## start MATERIAL PROVIDED
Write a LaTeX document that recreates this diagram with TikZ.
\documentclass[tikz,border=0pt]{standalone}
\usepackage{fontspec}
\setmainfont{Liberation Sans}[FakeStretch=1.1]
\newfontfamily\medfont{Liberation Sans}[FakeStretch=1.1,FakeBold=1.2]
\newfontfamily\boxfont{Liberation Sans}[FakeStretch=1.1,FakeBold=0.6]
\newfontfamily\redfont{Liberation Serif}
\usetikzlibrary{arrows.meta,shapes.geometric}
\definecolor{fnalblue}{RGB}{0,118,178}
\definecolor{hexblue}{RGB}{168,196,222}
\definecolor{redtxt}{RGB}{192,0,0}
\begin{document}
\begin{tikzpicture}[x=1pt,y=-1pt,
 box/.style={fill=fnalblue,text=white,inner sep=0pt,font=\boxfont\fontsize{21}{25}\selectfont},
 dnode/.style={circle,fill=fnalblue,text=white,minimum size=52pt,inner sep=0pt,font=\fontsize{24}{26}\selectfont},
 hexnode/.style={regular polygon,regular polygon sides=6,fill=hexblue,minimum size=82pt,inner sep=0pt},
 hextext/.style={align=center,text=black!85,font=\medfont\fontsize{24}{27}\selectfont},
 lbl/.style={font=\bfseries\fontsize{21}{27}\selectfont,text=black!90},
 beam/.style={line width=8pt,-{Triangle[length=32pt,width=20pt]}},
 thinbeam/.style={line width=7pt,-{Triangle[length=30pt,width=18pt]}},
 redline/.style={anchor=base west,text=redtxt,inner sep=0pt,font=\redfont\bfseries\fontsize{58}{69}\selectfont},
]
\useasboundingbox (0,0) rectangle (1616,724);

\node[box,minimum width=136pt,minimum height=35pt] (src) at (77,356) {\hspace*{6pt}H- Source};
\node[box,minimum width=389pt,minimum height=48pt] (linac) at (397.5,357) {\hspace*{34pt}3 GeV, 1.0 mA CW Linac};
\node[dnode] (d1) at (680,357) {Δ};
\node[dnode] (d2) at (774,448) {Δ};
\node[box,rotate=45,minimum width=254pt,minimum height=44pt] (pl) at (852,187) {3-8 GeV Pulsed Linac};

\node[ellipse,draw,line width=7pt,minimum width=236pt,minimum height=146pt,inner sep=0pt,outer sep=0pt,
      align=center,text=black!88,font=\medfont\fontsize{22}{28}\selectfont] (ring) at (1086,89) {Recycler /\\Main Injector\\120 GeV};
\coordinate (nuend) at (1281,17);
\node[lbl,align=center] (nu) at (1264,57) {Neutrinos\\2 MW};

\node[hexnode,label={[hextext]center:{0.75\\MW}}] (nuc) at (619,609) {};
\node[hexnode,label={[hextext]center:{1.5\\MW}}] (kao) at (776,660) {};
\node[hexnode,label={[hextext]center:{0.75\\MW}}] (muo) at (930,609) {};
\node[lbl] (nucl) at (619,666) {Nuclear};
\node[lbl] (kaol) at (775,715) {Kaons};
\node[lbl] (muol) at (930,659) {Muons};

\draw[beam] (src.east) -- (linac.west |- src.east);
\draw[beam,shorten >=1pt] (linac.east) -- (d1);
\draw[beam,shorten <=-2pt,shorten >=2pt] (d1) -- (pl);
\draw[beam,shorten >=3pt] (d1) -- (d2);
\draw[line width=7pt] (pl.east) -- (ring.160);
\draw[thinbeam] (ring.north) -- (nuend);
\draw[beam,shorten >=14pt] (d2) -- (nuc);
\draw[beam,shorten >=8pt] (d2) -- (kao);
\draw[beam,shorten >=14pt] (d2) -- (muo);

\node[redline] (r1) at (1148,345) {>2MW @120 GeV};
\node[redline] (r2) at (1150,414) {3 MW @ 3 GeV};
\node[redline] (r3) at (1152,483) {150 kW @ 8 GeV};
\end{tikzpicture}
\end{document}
## end MATERIAL PROVIDED
▸ **THE EXERCISE**: From the first line of the listing above to the line with "width=254pt,minimum height=44pt] (pl)", please transcribe each line exactly, both ends included, and nothing beyond that.

▸ **FINAL RESULT**:
Write a LaTeX document that recreates this diagram with TikZ.
\documentclass[tikz,border=0pt]{standalone}
\usepackage{fontspec}
\setmainfont{Liberation Sans}[FakeStretch=1.1]
\newfontfamily\medfont{Liberation Sans}[FakeStretch=1.1,FakeBold=1.2]
\newfontfamily\boxfont{Liberation Sans}[FakeStretch=1.1,FakeBold=0.6]
\newfontfamily\redfont{Liberation Serif}
\usetikzlibrary{arrows.meta,shapes.geometric}
\definecolor{fnalblue}{RGB}{0,118,178}
\definecolor{hexblue}{RGB}{168,196,222}
\definecolor{redtxt}{RGB}{192,0,0}
\begin{document}
\begin{tikzpicture}[x=1pt,y=-1pt,
 box/.style={fill=fnalblue,text=white,inner sep=0pt,font=\boxfont\fontsize{21}{25}\selectfont},
 dnode/.style={circle,fill=fnalblue,text=white,minimum size=52pt,inner sep=0pt,font=\fontsize{24}{26}\selectfont},
 hexnode/.style={regular polygon,regular polygon sides=6,fill=hexblue,minimum size=82pt,inner sep=0pt},
 hextext/.style={align=center,text=black!85,font=\medfont\fontsize{24}{27}\selectfont},
 lbl/.style={font=\bfseries\fontsize{21}{27}\selectfont,text=black!90},
 beam/.style={line width=8pt,-{Triangle[length=32pt,width=20pt]}},
 thinbeam/.style={line width=7pt,-{Triangle[length=30pt,width=18pt]}},
 redline/.style={anchor=base west,text=redtxt,inner sep=0pt,font=\redfont\bfseries\fontsize{58}{69}\selectfont},
]
\useasboundingbox (0,0) rectangle (1616,724);

\node[box,minimum width=136pt,minimum height=35pt] (src) at (77,356) {\hspace*{6pt}H- Source};
\node[box,minimum width=389pt,minimum height=48pt] (linac) at (397.5,357) {\hspace*{34pt}3 GeV, 1.0 mA CW Linac};
\node[dnode] (d1) at (680,357) {Δ};
\node[dnode] (d2) at (774,448) {Δ};
\node[box,rotate=45,minimum width=254pt,minimum height=44pt] (pl) at (852,187) {3-8 GeV Pulsed Linac};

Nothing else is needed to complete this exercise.